### Information supplied

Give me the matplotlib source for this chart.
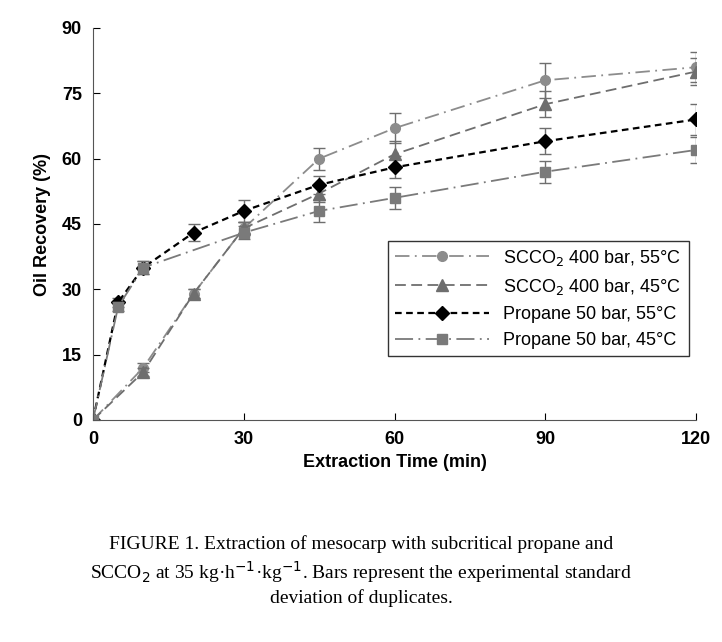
import matplotlib
matplotlib.use("Agg")
import matplotlib.pyplot as plt

x_all = [0, 5, 10, 20, 30, 45, 60, 90, 120]
x_sc = [0, 10, 20, 30, 45, 60, 90, 120]
sc55 = [0, 12, 29, 44, 60, 67, 78, 81]
sc55_err = [0, 1, 1, 1.5, 2.5, 3.5, 4, 3.5]
sc45 = [0, 11, 29, 44, 52, 61, 72.5, 80]
sc45_err = [0, 1, 1, 1.5, 2, 3, 3, 3]
pr55 = [0, 27, 35, 43, 48, 54, 58, 64, 69]
pr55_err = [0, 1, 1.5, 2, 2.5, 2, 2.5, 3, 3.5]
x_p45 = [0, 5, 10, 30, 45, 60, 90, 120]
pr45 = [0, 26, 35, 43, 48, 51, 57, 62]
pr45_err = [0, 1, 1.5, 1.5, 2.5, 2.5, 2.5, 3]

fig = plt.figure(figsize=(7.22, 6.42), dpi=100)
ax = fig.add_axes([93/722, 1-420/642, 603/722, 392/642])
gray1 = "#8c8c8c"; gray2 = "#6e6e6e"; gray3 = "#7a7a7a"
series = [
    (x_sc, sc55, sc55_err, gray1, "o", 7, (0, (8, 3, 1, 3)), 1.3, "SCCO$_2$ 400 bar, 55°C"),
    (x_sc, sc45, sc45_err, gray2, "^", 8, (0, (6, 3)), 1.3, "SCCO$_2$ 400 bar, 45°C"),
    (x_all, pr55, pr55_err, "black", "D", 7, (0, (3, 2)), 1.6, "Propane 50 bar, 55°C"),
    (x_p45, pr45, pr45_err, gray3, "s", 7, (0, (10, 3, 1, 3)), 1.3, "Propane 50 bar, 45°C"),
]
handles = []
for xs, ys, es, c, m, ms, ls, lw, lab in series:
    ax.errorbar(xs, ys, yerr=es, fmt="none", capsize=4, ecolor=gray2, lw=1)
    h, = ax.plot(xs, ys, color=c, marker=m, ms=ms, ls=ls, lw=lw, label=lab)
    handles.append(h)
ax.set_xlim(0, 120); ax.set_ylim(0, 90)
ax.set_xticks([0, 30, 60, 90, 120]); ax.set_yticks(range(0, 91, 15))
for s in ["top", "right"]:
    ax.spines[s].set_visible(False)
ax.spines["left"].set_color("#555"); ax.spines["bottom"].set_color("#555")
ax.tick_params(direction="in", length=5, labelsize=13, pad=8)
for t in ax.get_xticklabels() + ax.get_yticklabels():
    t.set_fontweight("bold"); t.set_family("Liberation Sans")
ax.set_xlabel("Extraction Time (min)", fontsize=13, fontweight="bold", family="Liberation Sans", labelpad=4)
ax.set_ylabel("Oil Recovery (%)", fontsize=13, fontweight="bold", family="Liberation Sans", labelpad=8)
leg = ax.legend(handles=handles, loc="lower right", bbox_to_anchor=(1.003, 0.14), frameon=True, fancybox=False,
                edgecolor="black", prop={"family": "Liberation Sans", "size": 13}, handlelength=5.2,
                borderpad=0.4, labelspacing=0.5)
leg.get_frame().set_linewidth(1.0)
cap = ("FIGURE 1. Extraction of mesocarp with subcritical propane and\n"
       "SCCO$_2$ at 35 kg·h$^{-1}$·kg$^{-1}$. Bars represent the experimental standard\n"
       "deviation of duplicates.")
fig.text(0.5, 1-535/642, cap, ha="center", va="top", fontsize=14, family="Liberation Serif", linespacing=1.3)
fig.savefig("out.png", dpi=100)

######

* **Your instructions**
The lines from the top of the data above through the one holding "pr45_err = [0, 1, 1.5, 1.5, 2.5, 2.5, 2.5, 3]" are to be repeated exactly, and only those, with no pictures.

* **Solved exercise**
Give me the matplotlib source for this chart.
import matplotlib
matplotlib.use("Agg")
import matplotlib.pyplot as plt

x_all = [0, 5, 10, 20, 30, 45, 60, 90, 120]
x_sc = [0, 10, 20, 30, 45, 60, 90, 120]
sc55 = [0, 12, 29, 44, 60, 67, 78, 81]
sc55_err = [0, 1, 1, 1.5, 2.5, 3.5, 4, 3.5]
sc45 = [0, 11, 29, 44, 52, 61, 72.5, 80]
sc45_err = [0, 1, 1, 1.5, 2, 3, 3, 3]
pr55 = [0, 27, 35, 43, 48, 54, 58, 64, 69]
pr55_err = [0, 1, 1.5, 2, 2.5, 2, 2.5, 3, 3.5]
x_p45 = [0, 5, 10, 30, 45, 60, 90, 120]
pr45 = [0, 26, 35, 43, 48, 51, 57, 62]
pr45_err = [0, 1, 1.5, 1.5, 2.5, 2.5, 2.5, 3]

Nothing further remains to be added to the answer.